GOAL: Can you pull out each line of the data below that includes the word "this"?

SOURCE EXCERPT:
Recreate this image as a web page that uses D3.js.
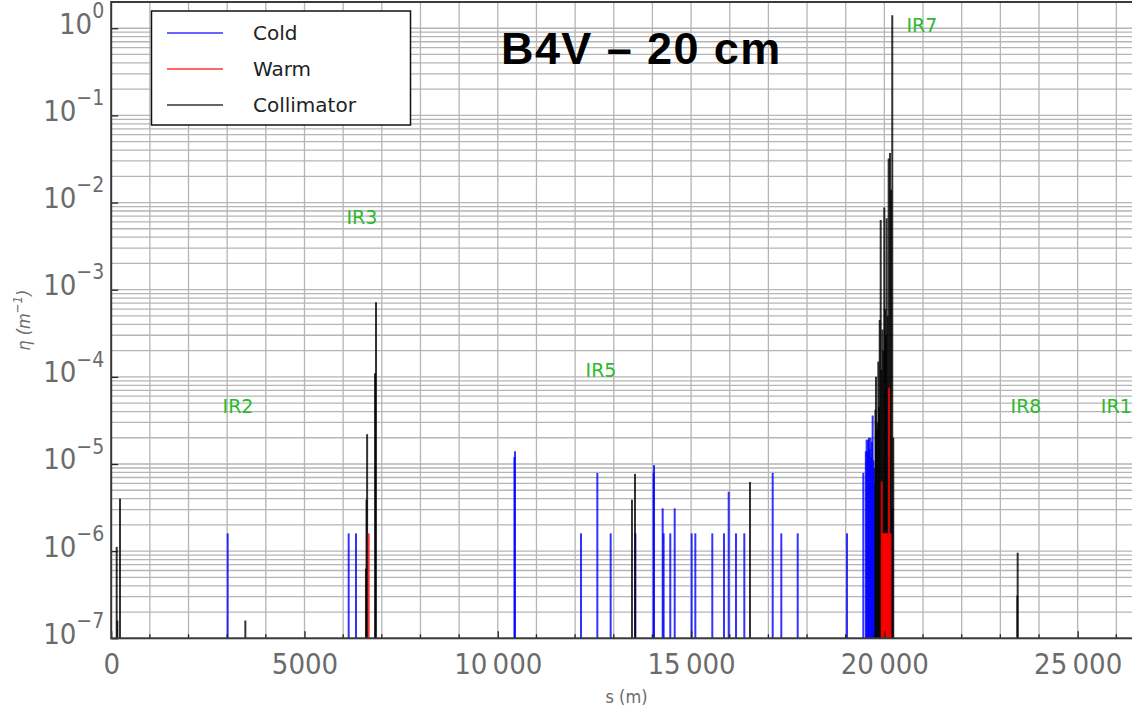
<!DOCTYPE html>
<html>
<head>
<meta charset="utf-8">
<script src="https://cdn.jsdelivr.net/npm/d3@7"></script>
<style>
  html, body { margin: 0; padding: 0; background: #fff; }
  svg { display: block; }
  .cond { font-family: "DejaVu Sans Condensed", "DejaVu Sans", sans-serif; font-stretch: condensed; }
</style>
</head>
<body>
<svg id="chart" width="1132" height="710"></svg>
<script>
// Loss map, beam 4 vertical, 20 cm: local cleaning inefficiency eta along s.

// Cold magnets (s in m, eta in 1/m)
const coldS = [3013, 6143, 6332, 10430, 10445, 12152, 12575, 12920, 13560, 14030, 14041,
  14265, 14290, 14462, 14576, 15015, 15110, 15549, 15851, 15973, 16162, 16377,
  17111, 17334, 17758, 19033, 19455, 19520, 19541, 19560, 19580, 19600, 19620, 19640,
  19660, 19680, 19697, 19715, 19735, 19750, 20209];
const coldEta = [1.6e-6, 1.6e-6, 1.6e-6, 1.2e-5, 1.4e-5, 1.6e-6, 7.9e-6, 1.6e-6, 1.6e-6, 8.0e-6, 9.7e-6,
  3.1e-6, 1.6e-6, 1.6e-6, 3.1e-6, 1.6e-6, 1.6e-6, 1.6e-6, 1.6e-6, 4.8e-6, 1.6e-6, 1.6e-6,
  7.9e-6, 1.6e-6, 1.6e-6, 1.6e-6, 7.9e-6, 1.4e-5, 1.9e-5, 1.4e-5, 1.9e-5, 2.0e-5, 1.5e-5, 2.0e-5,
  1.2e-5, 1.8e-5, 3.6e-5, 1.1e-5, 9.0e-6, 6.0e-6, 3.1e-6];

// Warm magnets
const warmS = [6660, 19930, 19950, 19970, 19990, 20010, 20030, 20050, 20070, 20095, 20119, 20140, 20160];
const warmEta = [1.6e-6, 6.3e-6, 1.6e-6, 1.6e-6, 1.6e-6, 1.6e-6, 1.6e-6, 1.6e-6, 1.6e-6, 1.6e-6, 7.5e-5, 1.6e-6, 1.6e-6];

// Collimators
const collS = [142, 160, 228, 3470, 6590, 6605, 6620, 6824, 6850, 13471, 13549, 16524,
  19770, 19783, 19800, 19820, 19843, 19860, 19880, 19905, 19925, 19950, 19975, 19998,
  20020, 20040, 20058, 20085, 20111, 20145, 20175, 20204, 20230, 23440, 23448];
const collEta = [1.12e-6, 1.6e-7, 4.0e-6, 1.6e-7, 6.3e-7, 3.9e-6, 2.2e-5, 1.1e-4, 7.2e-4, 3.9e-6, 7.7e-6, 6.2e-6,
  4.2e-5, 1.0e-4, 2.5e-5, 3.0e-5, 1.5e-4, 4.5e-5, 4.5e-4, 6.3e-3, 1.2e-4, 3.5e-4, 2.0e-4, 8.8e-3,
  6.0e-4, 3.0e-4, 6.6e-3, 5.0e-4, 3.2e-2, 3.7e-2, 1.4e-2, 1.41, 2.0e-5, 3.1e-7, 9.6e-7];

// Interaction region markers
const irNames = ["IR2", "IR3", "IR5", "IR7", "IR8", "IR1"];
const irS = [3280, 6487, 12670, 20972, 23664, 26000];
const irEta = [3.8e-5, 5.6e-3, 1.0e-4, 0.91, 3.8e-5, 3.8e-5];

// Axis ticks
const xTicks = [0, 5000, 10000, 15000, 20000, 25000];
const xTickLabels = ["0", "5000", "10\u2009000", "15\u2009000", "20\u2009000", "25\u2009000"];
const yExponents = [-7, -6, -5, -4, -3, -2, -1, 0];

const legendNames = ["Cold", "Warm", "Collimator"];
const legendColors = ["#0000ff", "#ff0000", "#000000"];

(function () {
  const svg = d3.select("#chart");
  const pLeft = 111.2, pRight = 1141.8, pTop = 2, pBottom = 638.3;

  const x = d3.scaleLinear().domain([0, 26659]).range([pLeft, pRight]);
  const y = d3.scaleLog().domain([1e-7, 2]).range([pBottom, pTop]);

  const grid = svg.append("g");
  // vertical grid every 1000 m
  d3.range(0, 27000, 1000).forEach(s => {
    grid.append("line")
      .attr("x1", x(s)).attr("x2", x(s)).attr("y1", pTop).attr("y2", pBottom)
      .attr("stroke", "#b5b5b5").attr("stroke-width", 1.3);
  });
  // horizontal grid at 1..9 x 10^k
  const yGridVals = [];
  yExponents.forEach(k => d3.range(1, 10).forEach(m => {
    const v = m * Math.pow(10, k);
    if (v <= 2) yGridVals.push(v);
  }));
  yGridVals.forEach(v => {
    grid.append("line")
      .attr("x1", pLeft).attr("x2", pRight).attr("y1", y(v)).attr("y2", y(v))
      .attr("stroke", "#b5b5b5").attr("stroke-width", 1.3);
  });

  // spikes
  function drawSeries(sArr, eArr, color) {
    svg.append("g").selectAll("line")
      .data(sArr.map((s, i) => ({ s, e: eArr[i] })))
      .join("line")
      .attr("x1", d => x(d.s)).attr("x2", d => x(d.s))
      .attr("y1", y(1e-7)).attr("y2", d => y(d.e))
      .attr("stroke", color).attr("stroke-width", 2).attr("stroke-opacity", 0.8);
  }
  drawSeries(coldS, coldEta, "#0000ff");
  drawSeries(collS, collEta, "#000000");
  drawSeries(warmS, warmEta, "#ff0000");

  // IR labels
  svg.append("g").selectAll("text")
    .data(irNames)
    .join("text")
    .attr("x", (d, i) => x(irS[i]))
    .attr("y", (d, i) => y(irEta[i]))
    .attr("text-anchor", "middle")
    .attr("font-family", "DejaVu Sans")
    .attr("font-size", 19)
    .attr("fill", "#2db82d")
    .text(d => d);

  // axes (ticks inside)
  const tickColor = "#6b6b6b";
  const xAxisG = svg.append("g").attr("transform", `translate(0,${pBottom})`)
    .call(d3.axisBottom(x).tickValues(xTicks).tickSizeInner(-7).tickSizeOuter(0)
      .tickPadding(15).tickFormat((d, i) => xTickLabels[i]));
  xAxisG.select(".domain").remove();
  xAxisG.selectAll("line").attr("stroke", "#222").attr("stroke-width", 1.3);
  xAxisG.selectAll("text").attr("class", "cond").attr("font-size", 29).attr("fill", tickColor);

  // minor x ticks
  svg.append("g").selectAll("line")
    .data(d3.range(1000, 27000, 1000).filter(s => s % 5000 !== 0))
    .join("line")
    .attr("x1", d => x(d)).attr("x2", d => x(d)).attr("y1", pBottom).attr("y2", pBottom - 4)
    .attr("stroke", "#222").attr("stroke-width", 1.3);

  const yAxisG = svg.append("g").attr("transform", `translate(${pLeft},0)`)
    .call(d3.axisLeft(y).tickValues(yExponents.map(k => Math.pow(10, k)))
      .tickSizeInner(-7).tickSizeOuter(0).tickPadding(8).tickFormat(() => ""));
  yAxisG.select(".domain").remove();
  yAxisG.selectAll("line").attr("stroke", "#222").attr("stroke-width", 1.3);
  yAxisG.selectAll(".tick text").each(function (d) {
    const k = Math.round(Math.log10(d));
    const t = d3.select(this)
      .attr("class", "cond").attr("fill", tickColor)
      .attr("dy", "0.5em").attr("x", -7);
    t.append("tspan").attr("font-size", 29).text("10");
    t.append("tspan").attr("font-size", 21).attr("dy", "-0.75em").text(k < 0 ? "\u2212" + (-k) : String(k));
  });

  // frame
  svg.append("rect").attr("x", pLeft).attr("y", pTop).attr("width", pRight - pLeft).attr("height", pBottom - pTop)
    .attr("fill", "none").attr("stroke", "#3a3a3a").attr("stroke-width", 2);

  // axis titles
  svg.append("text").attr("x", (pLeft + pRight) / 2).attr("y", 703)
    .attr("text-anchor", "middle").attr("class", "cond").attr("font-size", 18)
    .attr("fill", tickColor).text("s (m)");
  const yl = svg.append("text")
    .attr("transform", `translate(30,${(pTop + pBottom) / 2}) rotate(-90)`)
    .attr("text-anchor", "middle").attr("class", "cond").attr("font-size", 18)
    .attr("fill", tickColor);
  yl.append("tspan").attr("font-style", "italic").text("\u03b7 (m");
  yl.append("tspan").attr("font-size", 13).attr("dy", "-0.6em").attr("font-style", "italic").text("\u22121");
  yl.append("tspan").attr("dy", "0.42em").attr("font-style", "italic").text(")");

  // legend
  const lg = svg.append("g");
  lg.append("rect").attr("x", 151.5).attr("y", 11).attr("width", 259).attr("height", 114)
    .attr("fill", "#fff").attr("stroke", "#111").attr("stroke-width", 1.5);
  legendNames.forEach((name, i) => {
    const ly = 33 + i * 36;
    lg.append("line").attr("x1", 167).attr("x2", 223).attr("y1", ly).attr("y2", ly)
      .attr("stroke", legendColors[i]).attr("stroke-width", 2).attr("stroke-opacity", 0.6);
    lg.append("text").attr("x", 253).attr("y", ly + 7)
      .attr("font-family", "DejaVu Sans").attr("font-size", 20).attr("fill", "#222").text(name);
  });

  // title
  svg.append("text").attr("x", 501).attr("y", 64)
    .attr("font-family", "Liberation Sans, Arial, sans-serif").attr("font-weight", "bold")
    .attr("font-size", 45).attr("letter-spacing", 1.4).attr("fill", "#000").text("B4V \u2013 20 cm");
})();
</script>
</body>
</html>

COMPLETE OUTPUT:
Recreate this image as a web page that uses D3.js.
    const t = d3.select(this)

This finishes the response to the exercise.